**Task directions**
Exactly the lines from the one with "Convert this chart to matplotlib code." through the one with "plt.rcParams['font.family'] = ['Liberation", inclusive, are to be repeated, and the pictures are not.

**Provided data**
------------------------------------
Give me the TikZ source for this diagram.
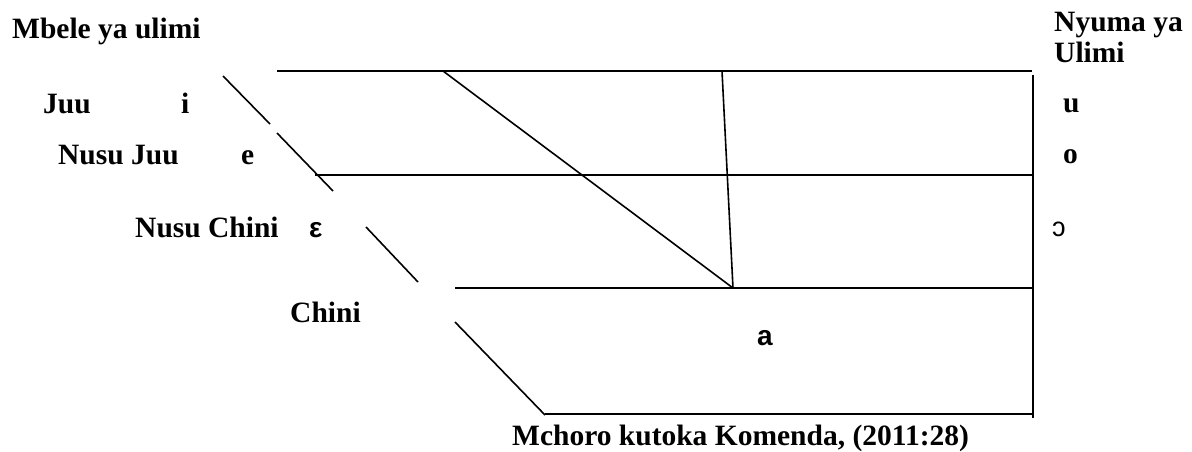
\documentclass[tikz,border=0pt]{standalone}
\usepackage{fontspec}
\setmainfont{Liberation Serif}
\newfontfamily\sansf{Liberation Sans}
\begin{document}
\begin{tikzpicture}[x=1pt,y=-1pt,
  ln/.style={line width=1.6pt, black},
  lbl/.style={anchor=base west, inner sep=0pt, font=\fontsize{29.5}{32}\selectfont\bfseries},
  vow/.style={anchor=base west, inner sep=0pt, font=\fontsize{29.5}{32}\selectfont\bfseries},
  svow/.style={anchor=base west, inner sep=0pt, font=\sansf\fontsize{28}{30}\selectfont\bfseries}]
\useasboundingbox (0,0) rectangle (1192,451);
% grid coordinates
\coordinate (t1) at (277,71);   \coordinate (t2) at (1032,71);
\coordinate (m1) at (315,175);  \coordinate (m2) at (1032,175);
\coordinate (l1) at (455,288);  \coordinate (l2) at (1032,288);
\coordinate (b1) at (545,414);  \coordinate (b2) at (1033,414);
\coordinate (r1) at (1033,75);  \coordinate (r2) at (1033,418);
\coordinate (d1a) at (223,76);  \coordinate (d1b) at (270,124);
\coordinate (d2a) at (277,133); \coordinate (d2b) at (333,191);
\coordinate (d3a) at (366,227); \coordinate (d3b) at (418,282);
\coordinate (d4a) at (455,322); \coordinate (d4b) at (545,415);
\coordinate (ia) at (443,71);   \coordinate (ib) at (733,288);
\coordinate (va) at (722,71);
% lines
\draw[ln] (t1) -- (t2);
\draw[ln] (m1) -- (m2);
\draw[ln] (l1) -- (l2);
\draw[ln] (b1) -- (b2);
\draw[ln] (r1) -- (r2);
\draw[ln] (d1a) -- (d1b);
\draw[ln] (d2a) -- (d2b);
\draw[ln] (d3a) -- (d3b);
\draw[ln] (d4a) -- (d4b);
\draw[ln] (ia) -- (ib);
\draw[ln] (va) -- (ib);
% labels
\node[lbl] (mbele) at (12,38) {Mbele ya ulimi};
\node[lbl] (nyuma) at (1054,31) {Nyuma ya};
\node[lbl] (ulimi) at (1054,62) {Ulimi};
\node[lbl] (juu) at (43,113) {Juu};
\node[vow] (vi) at (181,113) {i};
\node[lbl] (nusujuu) at (58,164) {Nusu Juu};
\node[vow] (ve) at (241,164) {e};
\node[lbl] (nusuchini) at (135,237) {Nusu Chini};
\node[svow] (veps) at (309,237) {ε};
\node[lbl] (chini) at (290,322) {Chini};
\node[svow] (va2) at (757,345) {a};
\node[vow] (vu) at (1063,112) {u};
\node[vow] (vo) at (1063,163) {o};
\node[anchor=base west, inner sep=0pt, font=\sansf\fontsize{27}{30}\selectfont] (vc) at (1052,236) {ɔ};
\node[lbl] (caption) at (512,445) {Mchoro kutoka Komenda, (2011:28)};
\end{tikzpicture}
\end{document}
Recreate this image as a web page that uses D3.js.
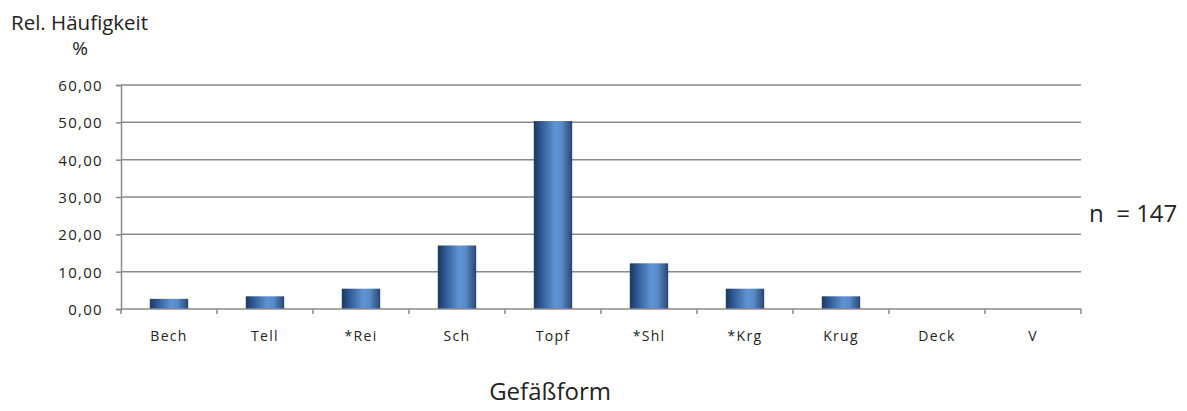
<!DOCTYPE html>
<html><head><meta charset="utf-8">
<script src="https://cdn.jsdelivr.net/npm/d3@7"></script>
<style>body{margin:0;background:#fff}svg{display:block}</style>
</head><body>
<svg id="c" width="1187" height="411"></svg>
<script>
const categories = ["Bech","Tell","*Rei","Sch","Topf","*Shl","*Krg","Krug","Deck","V"];
const values = [2.72,3.40,5.44,17.01,50.34,12.24,5.44,3.40,0,0];
const yTicks = [0,10,20,30,40,50,60];
const yTickLabels = ["0,00","10,00","20,00","30,00","40,00","50,00","60,00"];
const yTitle = "Rel. Häufigkeit";
const yUnit = "%";
const xTitle = "Gefäßform";
const nLabel = "n  = 147";

const svg = d3.select("#c");
const m = {l:121, r:1081, t:85, b:309};
const font = "'Open Sans', sans-serif";

const x = d3.scaleBand().domain(categories).range([m.l, m.r]).paddingInner(0.6).paddingOuter(0.3);
const xb = d3.scaleBand().domain(categories).range([m.l, m.r]);
const y = d3.scaleLinear().domain([0,60]).range([m.b, m.t]);

const defs = svg.append("defs");
const g = defs.append("linearGradient").attr("id","bar").attr("x1","0").attr("x2","1").attr("y1","0").attr("y2","0");
[[0,"#1d3760"],[0.18,"#2f5690"],[0.55,"#5e93d3"],[0.72,"#5a8ccb"],[0.92,"#34598f"],[1,"#27466f"]].forEach(s=>
  g.append("stop").attr("offset",s[0]).attr("stop-color",s[1]));

// gridlines
svg.append("g").selectAll("line").data(yTicks.filter(d=>d>0)).join("line")
  .attr("x1",m.l).attr("x2",m.r).attr("y1",d=>y(d)).attr("y2",d=>y(d))
  .attr("stroke","#8a8a8a").attr("stroke-width",1.5);

// y axis
const yAxis = d3.axisLeft(y).tickValues(yTicks).tickSize(5).tickFormat((d,i)=>yTickLabels[i]);
const ya = svg.append("g").attr("transform",`translate(${m.l},0)`).call(yAxis);
ya.select(".domain").attr("stroke","#8a8a8a").attr("stroke-width",1.5);
ya.selectAll(".tick line").attr("stroke","#8a8a8a").attr("stroke-width",1.5);
ya.selectAll("text").attr("x",-18).attr("dy","0.36em").attr("font-family",font).attr("font-size",15)
  .attr("letter-spacing",1.3).attr("fill","#222");

// bars
svg.append("g").selectAll("rect").data(values).join("rect")
  .attr("x",(d,i)=>x(categories[i])).attr("width",x.bandwidth())
  .attr("y",d=>y(d)).attr("height",d=>y(0)-y(d))
  .attr("fill","url(#bar)");

// x axis
const xa = svg.append("g").attr("transform",`translate(0,${m.b})`);
xa.append("line").attr("x1",m.l).attr("x2",m.r).attr("stroke","#8a8a8a").attr("stroke-width",1.5);
const bounds = categories.map(c=>xb(c)).concat([m.r]);
xa.selectAll("line.t").data(bounds).join("line").attr("class","t")
  .attr("x1",d=>d).attr("x2",d=>d).attr("y1",0).attr("y2",5)
  .attr("stroke","#8a8a8a").attr("stroke-width",1.5);
xa.selectAll("text").data(categories).join("text")
  .attr("x",d=>xb(d)+xb.bandwidth()/2).attr("y",32)
  .attr("text-anchor","middle").attr("font-family",font).attr("font-size",14)
  .attr("letter-spacing",1.3).attr("fill","#222").text(d=>d);

// titles
svg.append("text").attr("x",11).attr("y",30).attr("font-family",font).attr("font-size",20.5).attr("fill","#222").text(yTitle);
svg.append("text").attr("x",80).attr("y",55).attr("font-family",font).attr("font-size",19).attr("fill","#222").attr("text-anchor","middle").text(yUnit);
svg.append("text").attr("x",611).attr("y",400).attr("font-family",font).attr("font-size",24).attr("fill","#222").attr("text-anchor","end").text(xTitle);
svg.append("text").attr("x",1089).attr("y",222).attr("font-family",font).attr("font-size",24).attr("fill","#222").style("white-space","pre").text(nLabel);
</script>
</body></html>
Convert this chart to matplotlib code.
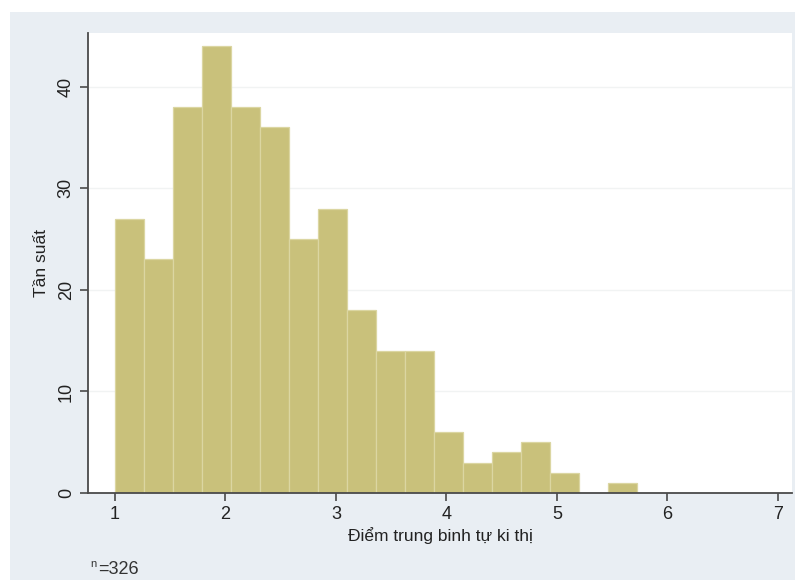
import numpy as np
import matplotlib.pyplot as plt
from matplotlib.patches import Rectangle

plt.rcParams['font.family'] = ['Liberation Sans', 'DejaVu Sans']

# du lieu doc tu hinh
counts = [27, 23, 38, 44, 38, 36, 25, 28, 18, 14, 14, 6, 3, 4, 5, 2, 0, 1]
bin_min = 1.0
bin_max = 5.725
x_ticks = [1, 2, 3, 4, 5, 6, 7]
y_ticks = [0, 10, 20, 30, 40]
n_obs = 326

edges = np.linspace(bin_min, bin_max, len(counts) + 1)
width = edges[1] - edges[0]

fig = plt.figure(figsize=(8, 5.85), dpi=100)
fig.patch.set_facecolor('white')
# nen xam kieu Stata
fig.patches.append(Rectangle((10 / 800, 1 - 580 / 585), 785 / 800, 568 / 585,
                             transform=fig.transFigure, facecolor='#e9eef3',
                             edgecolor='none', zorder=-1))

ax = fig.add_axes([88 / 800, 1 - 493 / 585, 704 / 800, 460 / 585])
ax.set_facecolor('white')

ax.bar(edges[:-1], counts, width=width, align='edge', color='#c9c17b',
       edgecolor='#dbd6a2', linewidth=0.9, zorder=2)

ax.set_xlim(0.756, 7.127)
ax.set_ylim(0, 45.3)
ax.set_xticks(x_ticks)
ax.set_yticks(y_ticks)
ax.yaxis.grid(True, color='#f1f3f3', linewidth=1)
ax.set_axisbelow(True)

for s in ['top', 'right']:
    ax.spines[s].set_visible(False)
for s in ['left', 'bottom']:
    ax.spines[s].set_color('#4a4a4a')
    ax.spines[s].set_linewidth(1.3)

ax.tick_params(axis='both', direction='out', length=6, width=1.2,
               color='#4a4a4a', labelsize=13, labelcolor='#222222')
plt.setp(ax.get_yticklabels(), rotation=90, va='center')

ax.set_xlabel('Điểm trung binh tự ki thị', fontsize=12.5, color='#222222', labelpad=3)
ax.set_ylabel('Tần suất', fontsize=12.5, color='#222222', labelpad=6)

fig.text(90 / 800, 1 - 567 / 585, 'n', fontsize=8, color='#333333', va='baseline')
fig.text(98 / 800, 1 - 574 / 585, '=' + str(n_obs), fontsize=13,
         color='#333333', va='baseline')

fig.savefig('out.png', dpi=100)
------------------------------------
**Output for this exercise**
Convert this chart to matplotlib code.
import numpy as np
import matplotlib.pyplot as plt
from matplotlib.patches import Rectangle

plt.rcParams['font.family'] = ['Liberation Sans', 'DejaVu Sans']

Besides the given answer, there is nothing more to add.